[Guest]

If from today John spends an infinite amount of time reading and then tomorrow Robert repeats this exercise (i.e. from tomorrow Robert reads for an infinite amount of time) who will have read for longer?

[Guest]

At any given time, John will have read more (assuming they both read at the same speed). Time is measurable and John will have been reading longer, but, when the exercise is finished (never), they will both have read the same amount... although... where are they going to get all those books?

[Guest]

If from today John spends an infinite amount of time reading and then tomorrow Robert repeats this exercise (i.e. from tomorrow Robert reads for an infinite amount of time) who will have read for longer?

Again this riddle is about maths

If the two boys can live for ever by reading then the time the are reading is oo(the symbol of infinity in maths.

And by the math rules a number plus infinite equals infinite

and there are 2 infinites -oo and +oo but now we are talkaing about +oo so =>

+oo + 24(hours) = +oo so the time they read is the same

thats the mathimatical excplanation.

Now maybe there is an idiomatism behind this suck as they will live another 60 years so the one has read 60 years and 1 day or other b/s.

THATS MY OPINION ENJOY

[Guest]

If from today John spends an infinite amount of time reading and then tomorrow Robert repeats this exercise (i.e. from tomorrow Robert reads for an infinite amount of time) who will have read for longer?

John

If they both stopped reading at the same time, then one would say John.

If they both never stop reading, why should this fact change?

[Guest]

To compare the reading time of John and Robert

I would have to have a measure of time they read

But since I cannot measure the infinite

I have nothing to compare.

So I don't know.

Is 'I don't know' the correct answer?

[bonanova]

If from today John spends an infinite amount of time reading and then tomorrow Robert repeats this exercise (i.e. from tomorrow Robert reads for an infinite amount of time) who will have read for longer?

Let J be the number of days John reads and R be the number of days Robert reads. For any finite number of days,

[1] J = R + 1.

Now the question is worded, "they both read for an infinite amount of time" [then] who will have read for longer?
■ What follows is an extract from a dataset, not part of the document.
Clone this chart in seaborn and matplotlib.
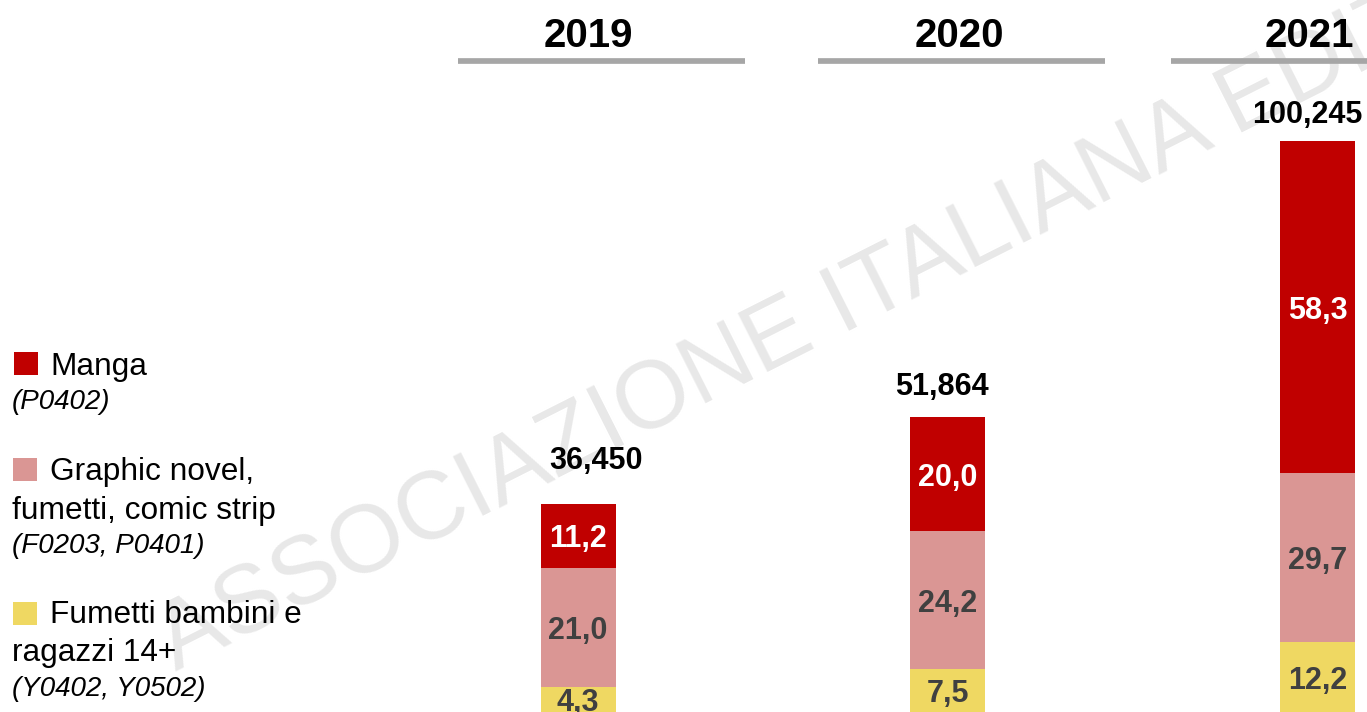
import numpy as np
import pandas as pd
import matplotlib
matplotlib.use("Agg")
import matplotlib.pyplot as plt
from matplotlib.patches import Rectangle
import seaborn as sns

# ---------------- data ----------------
years = ["2019", "2020", "2021"]
manga = [11.2, 20.0, 58.3]          # Manga (P0402)
graphic = [21.0, 24.2, 29.7]        # Graphic novel, fumetti, comic strip
kids = [4.3, 7.5, 12.2]             # Fumetti bambini e ragazzi 14+
totals = [36.450, 51.864, 100.245]  # totals shown above the bars

legend_titles = [["Manga"],
                 ["Graphic novel,", "fumetti, comic strip"],
                 ["Fumetti bambini e", "ragazzi 14+"]]
legend_codes = ["(P0402)", "(F0203, P0401)", "(Y0402, Y0502)"]
watermark = "ASSOCIAZIONE ITALIANA EDITORI"

# ---------------- style ----------------
C_MANGA = "#C00000"
C_GRAPHIC = "#DA9694"
C_KIDS = "#EFD862"
C_LINE = "#A6A6A6"
C_SEG = "#404040"
C_WM = "#E8E8E8"

W, H, DPI = 1367, 712, 100
X0_PX = 578.0        # pixel x of first bar centre
PXX = 369.75         # pixels per category
PXY = 5.70           # pixels per unit of value
BAR_W = 75 / PXX

sns.set_theme(style="white")
plt.rcParams["font.family"] = ["Liberation Sans", "DejaVu Sans"]

fig = plt.figure(figsize=(W / DPI, H / DPI), dpi=DPI)
fig.patch.set_facecolor("white")
ax = fig.add_axes([0, 0, 1, 1])

df = pd.DataFrame({"year": years, "manga": manga, "graphic": graphic, "kids": kids})
df["top"] = df["kids"] + df["graphic"] + df["manga"]
df["mid2"] = df["kids"] + df["graphic"]

# stacked bars drawn as overlapping cumulative bars
for col, c in [("top", C_MANGA), ("mid2", C_GRAPHIC), ("kids", C_KIDS)]:
    sns.barplot(data=df, x="year", y=col, color=c, saturation=1, width=BAR_W,
                errorbar=None, linewidth=0, ax=ax, zorder=2)

ax.set_xlim(-X0_PX / PXX, (W - X0_PX) / PXX)
ax.set_ylim(0, H / PXY)
ax.set_axis_off()

# segment labels
for i in range(len(years)):
    k, g, m = kids[i], graphic[i], manga[i]
    segs = [(k / 2, k, C_SEG), (k + g / 2, g, C_SEG), (k + g + m / 2, m, "white")]
    for y, v, col in segs:
        ax.text(i, y, f"{v:.1f}".replace(".", ","), ha="center", va="center_baseline",
                fontsize=22, fontweight="bold", color=col, zorder=4)

# totals above bars (offsets in pixels, as laid out in the source slide)
tot_off = [(18, 46), (-6, 34), (-10, 29)]
for i, t in enumerate(totals):
    s = f"{t:.3f}".replace(".", ",")
    ax.annotate(s, xy=(i, df["top"][i]), xytext=tot_off[i], textcoords="offset pixels",
                ha="center", va="center_baseline", fontsize=22, fontweight="bold",
                color="black", zorder=4)

# year headers with grey rule underneath
head_text_off = [10, 12, -8]
head_line_off = [23.5, 13.5, -3]
line_len = 287
y_head = (H - 32) / PXY
y_rule = (H - 61) / PXY
for i, yr in enumerate(years):
    ax.text(i + head_text_off[i] / PXX, y_head, yr, ha="center", va="center_baseline",
            fontsize=29, fontweight="bold", color="black", zorder=4)
    xc = i + head_line_off[i] / PXX
    ax.hlines(y_rule, xc - line_len / 2 / PXX, xc + line_len / 2 / PXX,
              color=C_LINE, lw=4.1, zorder=3)

# watermark behind everything
ax.text(176 / W, 1 - 671 / H, watermark, transform=ax.transAxes, rotation=26.8,
        rotation_mode="anchor", ha="left", va="baseline", fontsize=69,
        color=C_WM, zorder=0, clip_on=True)

# legend on the left
leg_colors = [C_MANGA, C_GRAPHIC, C_KIDS]
sq_pos = [(14, 352), (13, 458), (13, 602)]
first_base = [375, 480, 623]
line_step = 38.5
for j in range(3):
    sx, sy = sq_pos[j]
    fig.add_artist(Rectangle((sx / W, 1 - (sy + 23) / H), 24 / W, 23 / H,
                             transform=fig.transFigure, facecolor=leg_colors[j],
                             edgecolor="none"))
    base = first_base[j]
    for n, line in enumerate(legend_titles[j]):
        x = 50 if n == 0 else 12
        fig.text(x / W, 1 - (base + n * line_step) / H, line, fontsize=22.8,
                 color="black", ha="left", va="baseline")
    nb = base + len(legend_titles[j]) * line_step - 4
    fig.text(12 / W, 1 - nb / H, legend_codes[j], fontsize=20, style="italic",
             color="black", ha="left", va="baseline")

fig.savefig("out.png", dpi=DPI, facecolor="white")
The verb tense is future perfect. That is, it refers to a time in the future [future] when the deed mentioned [read for an infinite amount of time] is completed [perfect]. That is, the reference point of the question is after an infinite amount of time has passed. Lay aside the impossibility of being able to look back after an infinite period, we would have to do it from a finite period and then grow the period without bound. We thus write

[2] lim_J->inf [J] = lim_J=>inf [R] = inf.
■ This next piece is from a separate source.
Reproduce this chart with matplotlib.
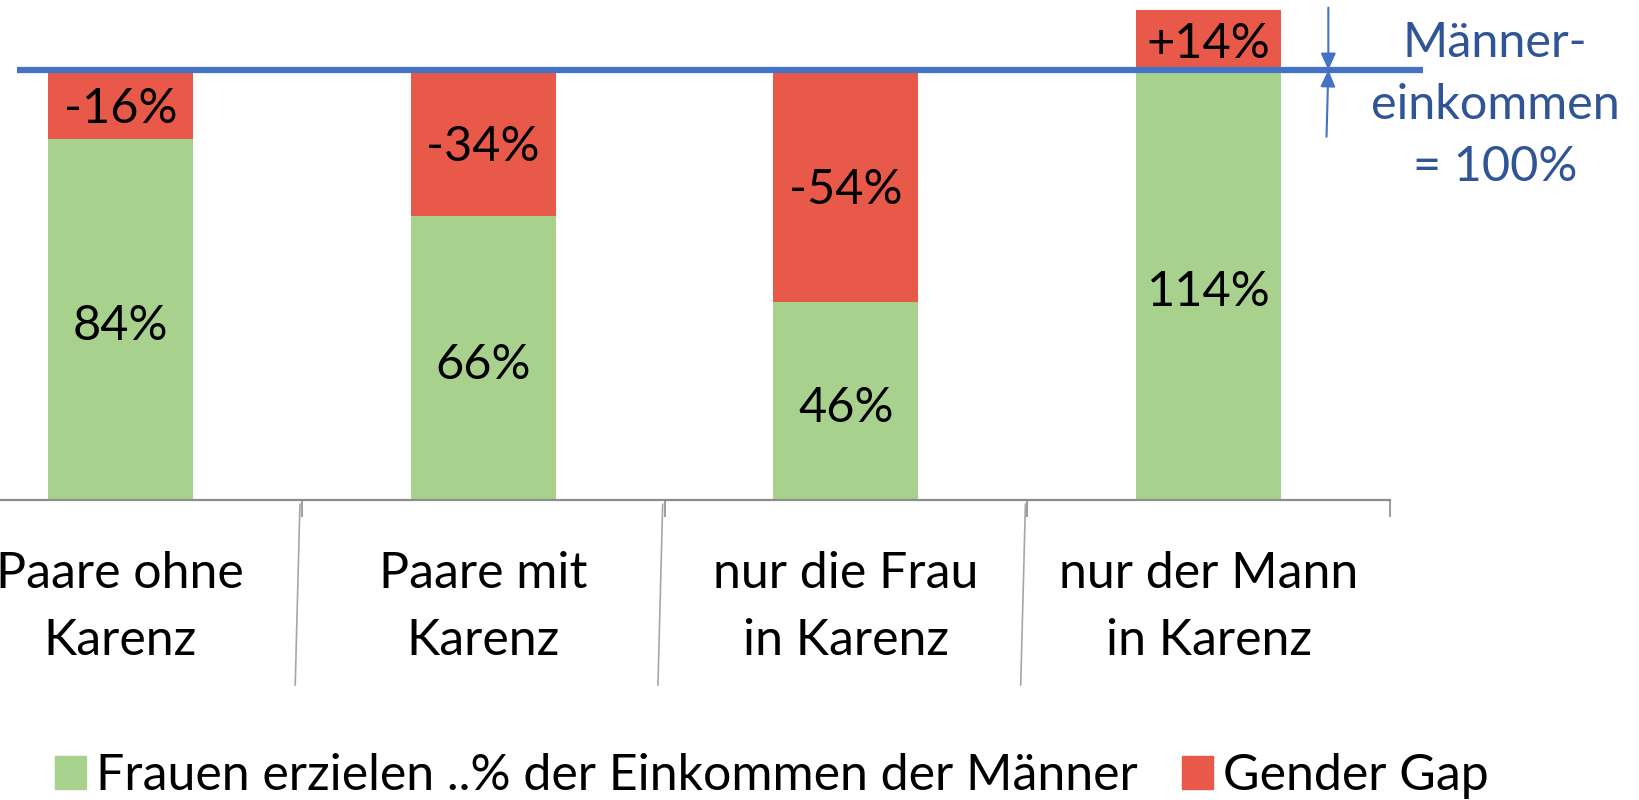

Equations [1] and [2] do not contradict. inf is not a number. So inf+1 = inf is not a contradiction.

The paradox comes when we write

[3] J - R = 1

[4] lim_J->inf [J - R] = lim_J->inf [1] = 1 = lim_J->inf [J] - lim_J->inf [R] = 0. [if we were to imagine that inf-inf=0.]
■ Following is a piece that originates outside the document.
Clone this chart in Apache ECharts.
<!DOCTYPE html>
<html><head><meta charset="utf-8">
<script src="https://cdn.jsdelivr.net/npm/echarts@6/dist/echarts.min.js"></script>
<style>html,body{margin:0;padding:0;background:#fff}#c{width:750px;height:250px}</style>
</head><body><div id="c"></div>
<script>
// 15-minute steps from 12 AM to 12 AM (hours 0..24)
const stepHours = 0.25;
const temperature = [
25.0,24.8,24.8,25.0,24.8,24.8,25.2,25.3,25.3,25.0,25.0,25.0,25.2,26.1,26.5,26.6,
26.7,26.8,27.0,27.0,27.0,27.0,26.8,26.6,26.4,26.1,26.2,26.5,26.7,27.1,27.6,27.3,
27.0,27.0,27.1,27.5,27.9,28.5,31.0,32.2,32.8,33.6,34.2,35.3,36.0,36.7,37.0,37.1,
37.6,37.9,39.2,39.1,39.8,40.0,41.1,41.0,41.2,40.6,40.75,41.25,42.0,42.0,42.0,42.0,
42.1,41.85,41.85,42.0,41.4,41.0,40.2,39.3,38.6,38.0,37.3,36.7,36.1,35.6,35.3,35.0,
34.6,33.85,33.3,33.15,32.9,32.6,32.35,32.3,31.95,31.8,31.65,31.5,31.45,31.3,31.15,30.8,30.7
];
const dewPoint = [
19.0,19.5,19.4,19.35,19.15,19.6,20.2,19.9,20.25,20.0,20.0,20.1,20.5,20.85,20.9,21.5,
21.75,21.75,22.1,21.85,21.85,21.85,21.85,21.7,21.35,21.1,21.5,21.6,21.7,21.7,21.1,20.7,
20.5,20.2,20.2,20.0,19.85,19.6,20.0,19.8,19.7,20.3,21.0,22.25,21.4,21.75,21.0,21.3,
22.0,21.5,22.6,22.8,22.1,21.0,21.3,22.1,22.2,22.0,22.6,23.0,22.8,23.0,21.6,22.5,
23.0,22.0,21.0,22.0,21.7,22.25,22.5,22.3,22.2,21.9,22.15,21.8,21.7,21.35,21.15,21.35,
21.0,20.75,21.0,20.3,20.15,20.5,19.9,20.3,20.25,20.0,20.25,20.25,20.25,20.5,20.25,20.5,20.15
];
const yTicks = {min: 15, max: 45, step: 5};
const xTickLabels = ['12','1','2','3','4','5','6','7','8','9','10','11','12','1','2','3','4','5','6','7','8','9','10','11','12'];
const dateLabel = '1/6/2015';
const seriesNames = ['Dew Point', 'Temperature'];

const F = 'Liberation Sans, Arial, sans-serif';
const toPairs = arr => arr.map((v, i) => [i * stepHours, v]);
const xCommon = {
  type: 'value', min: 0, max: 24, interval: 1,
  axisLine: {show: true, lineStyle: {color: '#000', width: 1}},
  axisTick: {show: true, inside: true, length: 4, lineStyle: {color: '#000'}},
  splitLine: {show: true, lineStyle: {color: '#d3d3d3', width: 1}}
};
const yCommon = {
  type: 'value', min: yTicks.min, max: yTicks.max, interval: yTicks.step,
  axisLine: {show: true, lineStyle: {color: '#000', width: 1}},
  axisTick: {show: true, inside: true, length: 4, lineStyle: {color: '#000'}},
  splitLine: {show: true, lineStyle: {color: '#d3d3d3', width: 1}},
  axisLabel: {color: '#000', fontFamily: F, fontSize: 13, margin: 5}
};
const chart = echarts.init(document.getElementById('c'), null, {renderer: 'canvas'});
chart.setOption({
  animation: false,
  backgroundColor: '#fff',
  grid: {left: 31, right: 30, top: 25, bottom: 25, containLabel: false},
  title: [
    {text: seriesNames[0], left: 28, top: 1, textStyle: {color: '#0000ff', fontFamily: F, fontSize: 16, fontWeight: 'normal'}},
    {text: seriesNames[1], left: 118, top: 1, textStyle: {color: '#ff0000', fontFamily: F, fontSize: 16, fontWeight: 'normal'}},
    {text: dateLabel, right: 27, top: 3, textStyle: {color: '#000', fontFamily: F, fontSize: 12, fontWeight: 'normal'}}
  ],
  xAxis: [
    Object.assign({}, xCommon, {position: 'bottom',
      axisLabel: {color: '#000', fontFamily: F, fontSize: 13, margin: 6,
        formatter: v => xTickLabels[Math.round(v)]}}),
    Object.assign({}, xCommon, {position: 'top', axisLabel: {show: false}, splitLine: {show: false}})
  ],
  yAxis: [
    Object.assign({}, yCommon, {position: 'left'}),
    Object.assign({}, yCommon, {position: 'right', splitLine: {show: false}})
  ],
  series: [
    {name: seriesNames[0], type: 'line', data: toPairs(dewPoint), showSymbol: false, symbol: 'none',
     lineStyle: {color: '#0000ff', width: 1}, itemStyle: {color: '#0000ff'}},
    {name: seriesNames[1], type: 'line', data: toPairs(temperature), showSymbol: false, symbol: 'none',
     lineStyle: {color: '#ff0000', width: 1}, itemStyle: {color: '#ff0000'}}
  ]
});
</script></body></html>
The answer to this paradox is: inf - inf is not a proper construction.

inf is not a number or the symbol for a number.

So inf - inf cannot be said to be 0; it can be anything.

For example, the number I of positive integers 1, 2, 3, 4, 5.... is inf.

The number O of positive odd integers 1, 3, 5, ... is inf.

The number E of positive even integers 2, 4, 6, 8, ... is inf.

Now it's tempting to say I = O + E. And that's true for any finite even cutoff point, say 1000: I = 1000, E = 500 and O = 500.

But including all integers, then I = U = E = inf. So here you see I - E = O gives: inf - inf = inf!

Moral to the story. Don't do arithmetic with inf.

The resolution of this is also that, for the infinite set of integers, I, E, and O are not numbers, either.

They are the cardinality of the lowest order of infinity, which is the cardinality of the natural numbers.

For that reason it's called a countable infinity.There are larger infinities.

[Guest]

Infinity -1 is still infinity.

If you stop them reading at a point that you can measure the amount of time in units less than infinity then they have not read for an infinite amount of time.

Therefore, because you are measuring after an infinite amount of time, they have both read for an infinite amount of time, which is to say they have both read for the same amount of time.

[Guest]

lets say infinte is X

John reads X amount

Robert reads X amount

X = X

Read the same amount

[Guest]

I think there is no need to think (by the way this statement became a paradox by chance) because in both cases we get infinite amount of time and then we try to compare the both infinities which is not possible because in this case the out come is always un determined. However if there is really actual out come at some where some time which contains also some finite value, we must believe that it is the decision of GOD who probably controls or tweak the universe at quantum levels.